The Role of Talker-Specific Prosody in Predictive Speech Perception

Severijnen, Giulio

The Role of Talker-Specific Prosody in Predictive Speech Perception

Files

s4294467_Severijnen,G_MSc_Thesis_2020.pdf (1.25 MB)

Authors

Severijnen, Giulio

Issue Date

2020-01-13

Language

en

URI

https://theses.ubn.ru.nl/handle/123456789/14669

Abstract

One of the challenges in speech perception for listeners is to deal with the huge segmental and suprasegmental variability in the acoustic signal between different talkers. Most studies have focused on how listeners deal with segmental variability. In this EEG experiment, we investigated how listeners learn about variability in suprasegmental cues between talkers to recognize spoken words. Participants learned non-word minimal stress pairs (e.g., USklot/usKLOT), and objects to which the non-words referred (e.g., the item USklot referring to a “lamp”, the item usKLOT referring to a “train”). These non-words were produced by two different talkers and each talker only used one acoustic cue to signal lexical stress patterns (e.g., Talker A only used F0 and Talker B only used amplitude).
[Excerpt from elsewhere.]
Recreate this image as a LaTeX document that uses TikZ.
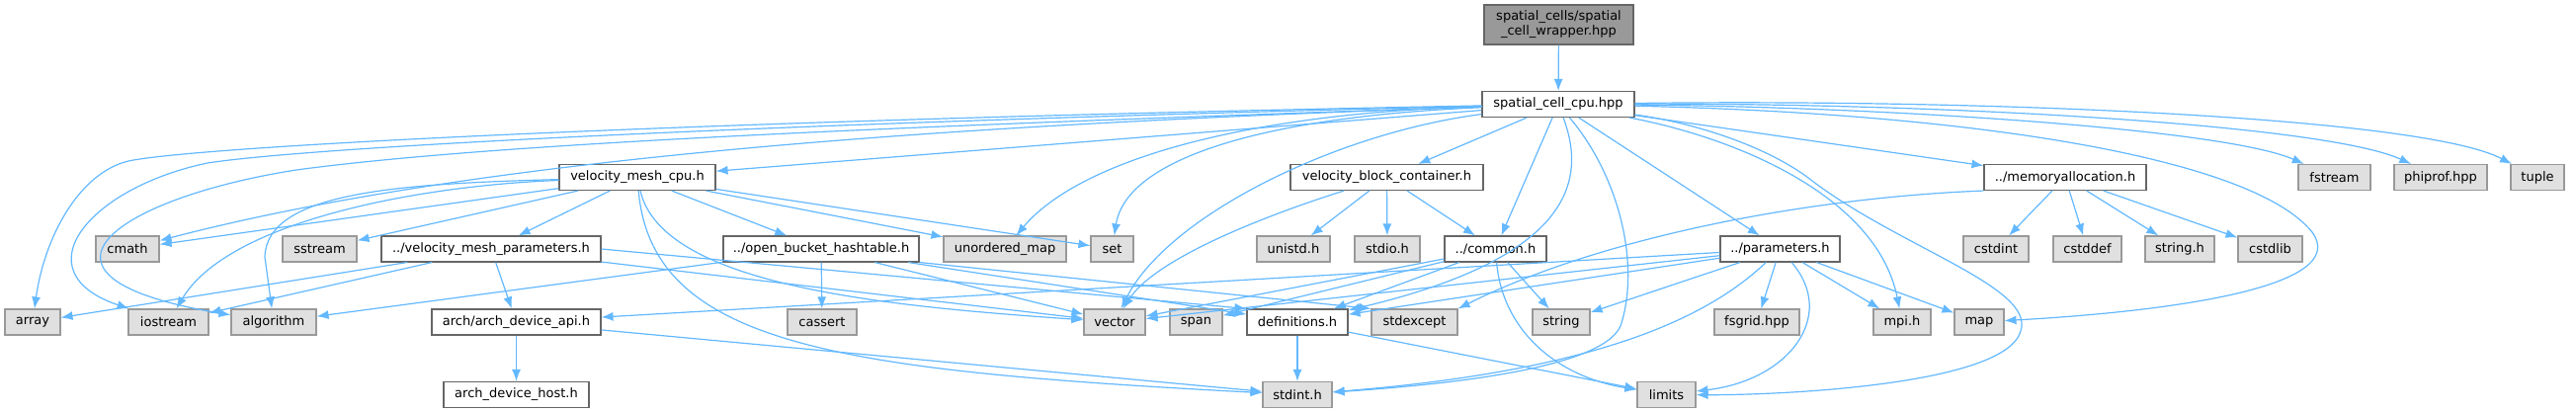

This allowed participants to learn the correct item-to-object mappings as well as, through perceptual learning, which cues were used by each talker. At test, participants heard semantically constraining sentences, spoken by either talker, containing these non-words in sentence-final position. The sentence-final word could either be produced using the correct cues (e.g., Talker A using F0; control condition) or the incorrect cues (e.g., Talker A using amplitude; cue-switch condition). If participants learned about the talker-specific cues, they would be able to predict upcoming talker-matching word-forms (e.g., USklot cued using only F0). We hypothesized that the sentences in the cue-switch condition would lead to longer RTs and elicit a relatively larger N200 response compared to the control condition. Results showed that the sentences in the cue-switch condition indeed led to longer RTs compared to the control condition. This suggests that these sentences created a mismatch between predicted and perceived word-forms based on the talker-specific cues. In contrast, the N200 amplitude was not modulated by these sentences. We conclude that these results illustrate talker-specific prediction of suprasegmental cues, picked up through perceptual learning on previous encounters.